Selain beras, sumber pangan lain yang mengandung karbohidrat ialah sagu. Bahan pangan ini berindeks glikemik rendah sehingga tak berisiko menyebabkan diabetes. Selain itu, sagu merupakan komoditas bebas gluten dan kaya serat. Masyarakat di Kepulauan Mentawai, terutama di Desa Bekkeiluk dan Desa Salappa, telah lama mengonsumsi sagu sebagai alternatif sumber karbohidrat.
Hal serupa dilakukan masyarakat Pulau Kaledupa, Kabupaten Wakatobi, yang menjadikan sagu atau tobaro rumbia sebagai pangan pokok selain nasi. Keberagaman sumber karbohidrat sangat melimpah. Selain sagu, ada juga talas atau keladi yang mengandung serat tinggi, berlimpah vitamin dan mineral, serta tingkat antioksidan yang juga tinggi.
Sumber karbohidrat berikutnya yang juga melimpah dan mudah dijumpai adalah jagung serta ubi kayu. Keduanya menyumbang keberagaman pangan di wilayah kepulauan tersebut. Mirip dengan sagu dan talas, jagung memiliki kandungan serat tinggi dan indeks glikemik rendah. Untuk wilayah NTT saja, ada sekitar empat jenis jagung, yaitu jagung ungu, jagung kuning, jagung pulut, dan jagung merah. Varietas sama ditemukan di Sulawesi Tenggara.
Opsi lain untuk mencukupi kebutuhan akan karbohidrat adalah jelai atau jali. Tanaman pangan yang memiliki nama ilmiah Coix lacryma-jobi L ini mulai jarang ditemukan, padahal mudah tumbuh di sembarang tempat yang minim pemupukan dan pemeliharaan. Salah satu desa yang masyarakatnya masih mengonsumsi jelai atau lebih dikenal dengan leye ialah Desa Hoelea di Pulau Lembata, NTT.

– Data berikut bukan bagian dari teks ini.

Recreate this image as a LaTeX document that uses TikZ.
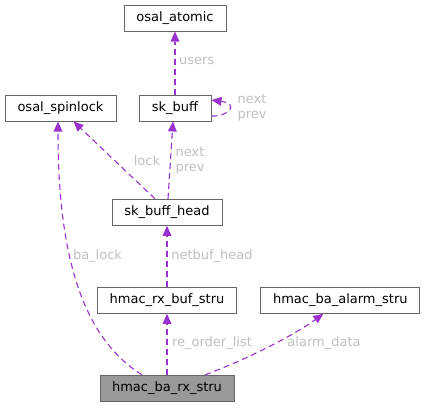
\documentclass[tikz,border=0pt]{standalone}
\usepackage{fontspec}
\setmainfont{DejaVu Sans}
\usetikzlibrary{arrows.meta,calc}
\definecolor{edgec}{HTML}{9A32CD}
\definecolor{labc}{HTML}{BFBFBF}
\definecolor{boxc}{HTML}{666666}
\begin{document}
\begin{tikzpicture}[x=1pt,y=-1pt,
  font=\fontsize{13}{15}\selectfont,
  box/.style={draw=boxc,line width=1pt,fill=white,inner sep=0pt,minimum height=26pt,text=black},
  rel/.style={draw=edgec,line width=1.1pt,dash pattern=on 6pt off 4pt,-{Triangle[length=10pt,width=9pt,fill=edgec,line width=0pt]}},
  lab/.style={text=labc,inner sep=0pt,align=center}]
\useasboundingbox (0,0) rectangle (425,407);
\node[box,minimum width=102pt] (atomic) at (175,18) {osal\_atomic};
\node[box,minimum width=111pt] (spin) at (60.5,108) {osal\_spinlock};
\node[box,minimum width=72pt] (skb) at (175,108) {sk\_buff};
\node[box,minimum width=110pt] (skbh) at (167,212.3) {sk\_buff\_head};
\node[box,minimum width=139pt] (rxbuf) at (167,300.3) {hmac\_rx\_buf\_stru};
\node[box,minimum width=159pt] (alarm) at (340.3,300.3) {hmac\_ba\_alarm\_stru};
\node[box,minimum width=134pt,fill=black!40] (barx) at (167,388.3) {hmac\_ba\_rx\_stru};

% sk_buff -> osal_atomic
\draw[rel] (skb.north) -- (atomic.south);
\node[lab,anchor=west] (lusers) at (179,61) {users};
% self loop
\draw[rel] ([yshift=-8pt]skb.east) .. controls (228,117) and (240,104) .. ([yshift=8pt]skb.east);
\node[lab] (lnp1) at (252,107.5) {next\\prev};
% sk_buff_head -> sk_buff
\draw[rel] ([xshift=1pt]skbh.north) -- ([xshift=-2pt]skb.south);
\node[lab] (lnp2) at (190,160.5) {next\\prev};
% sk_buff_head -> osal_spinlock
\draw[rel] ([xshift=-12pt]skbh.north) -- ([xshift=13pt]spin.south);
\node[lab] (llock) at (147,160.7) {lock};
% hmac_rx_buf_stru -> sk_buff_head
\draw[rel] (rxbuf.north) -- (skbh.south);
\node[lab] (lnet) at (212,256) {netbuf\_head};
% hmac_ba_rx_stru -> osal_spinlock
\draw[rel] ([xshift=-25pt]barx.north) .. controls (78,335) and (58,245) .. ([xshift=-2.5pt]spin.south);
\node[lab] (lba) at (97.5,256) {ba\_lock};
% hmac_ba_rx_stru -> hmac_rx_buf_stru
\draw[rel] (barx.north) -- (rxbuf.south);
\node[lab] (lre) at (212,343.3) {re\_order\_list};
% hmac_ba_rx_stru -> hmac_ba_alarm_stru
\draw[rel] ([xshift=38pt]barx.north) .. controls (240,362) and (290,338) .. ([xshift=-17pt]alarm.south);
\node[lab] (lal) at (324,343.3) {alarm\_data};
\end{tikzpicture}
\end{document}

Baca juga: Pangan Lokal Bisa Menggantikan Beras
Kementerian Pertanian mencatat ada empat varietas jelai di Indonesia, yaitu agrotis, mayuen, palutris, dan aquatic. Kandungan nutrisinya tidak kalah dari nasi. Untuk 100 gram jelai, sebanyak 76,4 persennya karbohidrat; diikuti protein 14,1 persen; lemak 7,9 persen; dan 54 mg kalsium. Keberadaan jelai menambah bukti betapa kayanya sumber-sumber karbohidrat selain padi di Indonesia.
Diversifikasi sumber karbohidrat penting untuk menjamin kedaulatan pangan nasional, apalagi saat ini banyak sentra pertanian padi mengalami penurunan produksi akibat faktor cuaca atau berkurangnya luas lahan pertanian.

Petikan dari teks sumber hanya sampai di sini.